Outre la nécessité d’une loi souhaitable, il est urgent de redonner du sens à la chaine de fonctionnement de l’appareil judiciaire en matière de règlement des successions en général. Il convient de rappeler que les successions se disent de l’art de régler les suites patrimoniales d’un décès. En sorte, lorsque les héritiers s’entendent sur tous les points, on parle d’une succession non conflictuelle dont le règlement peut être amiablement pris en charge par un notaire désigné d’accord parties par les héritiers. Il arrive fréquemment en revanche que les héritiers soient en désaccord sur des points majeurs et qu’il faille trouver une solution à leur place. A ce moment précis, force reste à la Loi, et il revient au tribunal de désigner un magistrat, lequel, en qualité d’expert, va procéder aux opérations d’inventaire, de liquidation et de partage des biens de la succession avec l’obligation de rendre compte au tribunal de ses diligences mais également de sa gestion et de ses difficultés dans l’exercice de cette fonction de haute portée judicaire. Ce magistrat amiable et désintéressé, cet expert en liquidation et opérations de partage de patrimoines, c’est le notaire. Or c’est à cette étape précise que la pratique montre bien comment le notaire nommé pour procéder aux opérations de liquidation – partage du patrimoine est abandonné par le palais, livré aux contradictions des héritiers, bien souvent aiguisées par leurs conseils et assistants de toutes nature et catégorie. Il ne reste plus au juge qu’à révoquer ad-nutum (à tout moment), pour un oui ou pour un non, le notaire commis par le tribunal. Il suffit qu’un héritier, sur fond de rumeur, ait un doute ou une interrogation pour que ce dernier soit reçu dans ses récriminations.

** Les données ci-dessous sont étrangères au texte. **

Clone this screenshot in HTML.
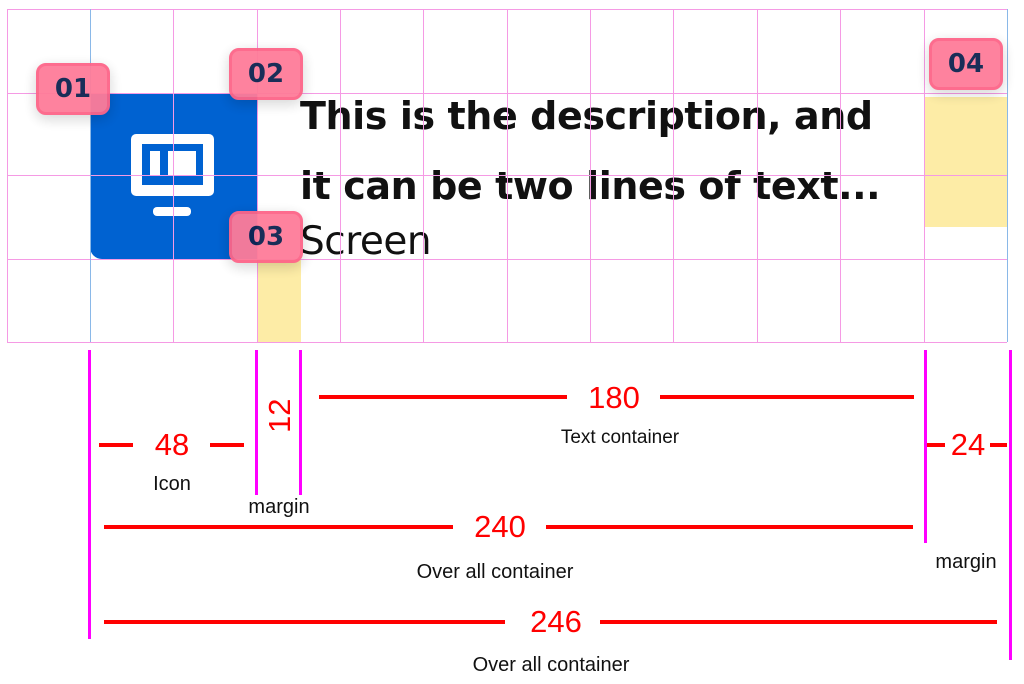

Si tel héritier a réussi l’exploit de mettre tel notaire en difficulté grâce aux conseils avisés de tel avocat qui aurait préféré autre notaire, le juge lui même souvent choisi grâce aux dates de ses audiences, n’a plus souvent que la main facile pour prononcer rétractation sur rétractation sans vraiment raison valable autre que le lien de proximité qui peut exister entre lui et l’un des héritiers (souvent le plus téméraire) , ou entre lui (juge) et l’ami avocat qui a su choisir la date d’audience pour écarter le notaire indésirable du règlement de cette succession trop juteuse pour la laisser gérée par un notaire dont on ne maitrise ni la langue, ni la pensée. Au final, le règlement des successions demeure un exercice périlleux, se pratiquant en dehors de toute science, davantage sur fond d’empathie et à coup de chaleureuses promesses de dons ou échanges de bons procédés. Il est temps que les tribunaux ivoiriens retrouvent leurs attributs pleins pour rechercher la solution juridique et fiscale de long terme et ne pas se contenter de solutions de courte vue. Cela peut passer par le vote d’une loi d’organisation. Le relief d’une loi souhaitée en la matière trouve son sens dans le fait que les pouvoirs reconnus actuellement aux notaires semblent être très théoriques alors qu’en pratique, les officiers publics demeurent la cible de tous les dysfonctionnements de la chaine judiciaire en la matière. Le notaire désigné par le tribunal et non pas par les héritiers devrait bénéficier d’un appui du palais de justice pendant les opérations de liquidation et ne pas se voir dessaisi au moindre coup de vent. A force de dessaisir l’un au profit de l’autre sans fondement légal, les notaires ivoiriens ne parviennent pas à liquider les successions. Ce qui fait le lit aux indivisions de longue durée. Pour autant, la loi fiscale fait obligation aux héritiers et à leur notaire de déposer les déclarations de succession au bureau d’enregistrement dans les six (6) mois du décès sous peine de lourdes sanctions civiles et pénales. Ce délai légal n’est pratiquement jamais respecté au grand dam des caisses de l’Etat.
CONCLUSION
Comme il vient d’être démontré, une grande partie des causes de sous développement semble se trouver dans la difficulté de transmettre d’une génération à l’autre, les richesses produites en Côte d’Ivoire. Les patrimoines, s’ils ne périssent pas avant le décès de leur créateur ne lui survivent pas. Les désastres sur les familles, les entreprises et l’économie nationale semblent insondables. D’ailleurs a t-on vraiment besoin de statistiques scientifiques pour mesurer l’ordre de gravité des ravages provoqués par les cas d’indivision sur le budget de l’Etat ? Il apparaît plus qu’urgent que les stratèges et promoteurs de l’émergence de la Côte d’Ivoire apportent des réponses et des ajustements aux problèmes des successions non réglés et au delà, à la question de la transmission des patrimoines en général.